I find that in the modern Roman Church (since Vatican 2) there is a mammoth gap between the beautiful theology on the Eucharist in the Catechism and what we see in your average Catholic parish. Not so in your average Eastern Catholic/Orthodox parish.
We should look to the East and restore reverence in the liturgy. As the axiom goes; our worship should reflect our belief. It does in the East. It does NOT in most parishes in the West. We have much to re-learn from the East.
Andrew, the East is far from perfect on many things…. I will just mention one, divorce and remarriage.
Dave: I didn’t say the East was perfect. But we can learn from them, especially when they do things better or have retained the true spirit of the Faith. I would argue that they have done this in regard to their liturgy and their belief in the Real Presence of Christ in the Eucharist.
b) Eastern Catholics do not have divorce and remarriage so I don’t know what you’re talking about. Moreover, don’t get on your high horse. One could argue that we now have divorce and remarriage thanks to Pope Francis.
If people walked out when the priest said that “Mary was the first priest”, they probably weren’t listening. Did he mean that she was the first to offer her Son in sacrifice? Obviously there were priests before her in the Old Testament.

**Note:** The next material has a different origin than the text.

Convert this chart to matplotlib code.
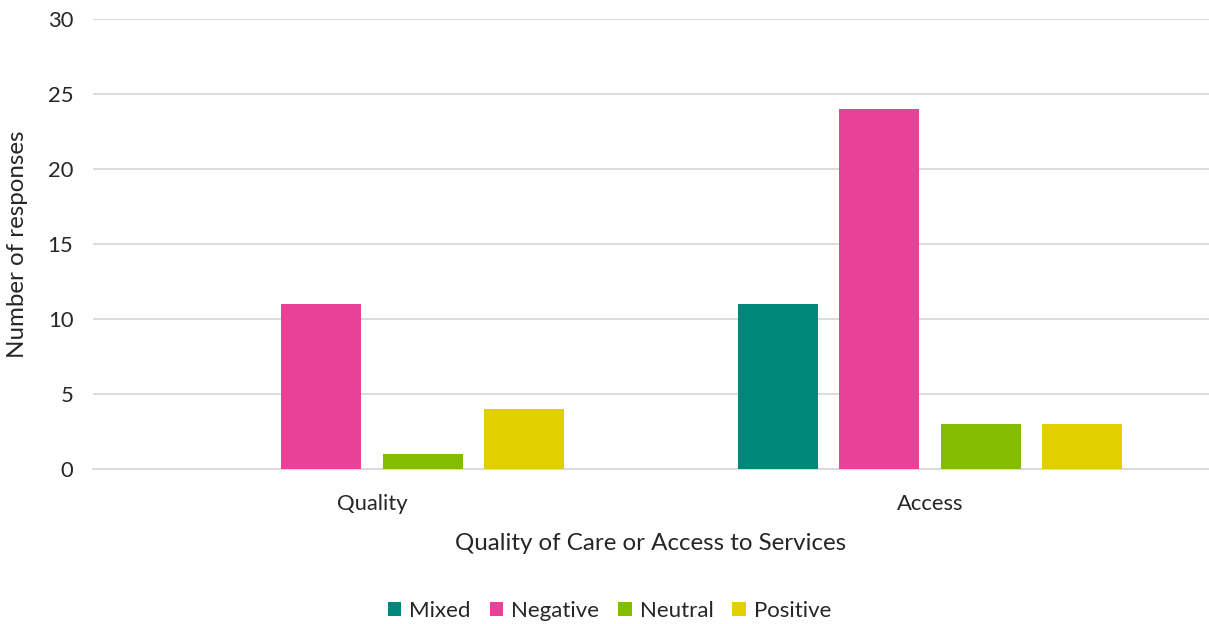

Your argument itself may be overwrought. I’m in the west, and this is what I see at Mass: young people approaching communion with their hands in their pockets and looking disinterestedly around; I see most people going through motions with apparently no contemplation going on inside their heads; I see ushers glad-handing just about everyone exiting the pews and then gulping down what’s left of the wine like their drinking a beer at a barbecue. Academic debate aside, it’s hard to argue against the general notion that people have drifted away from internalizing the real presence.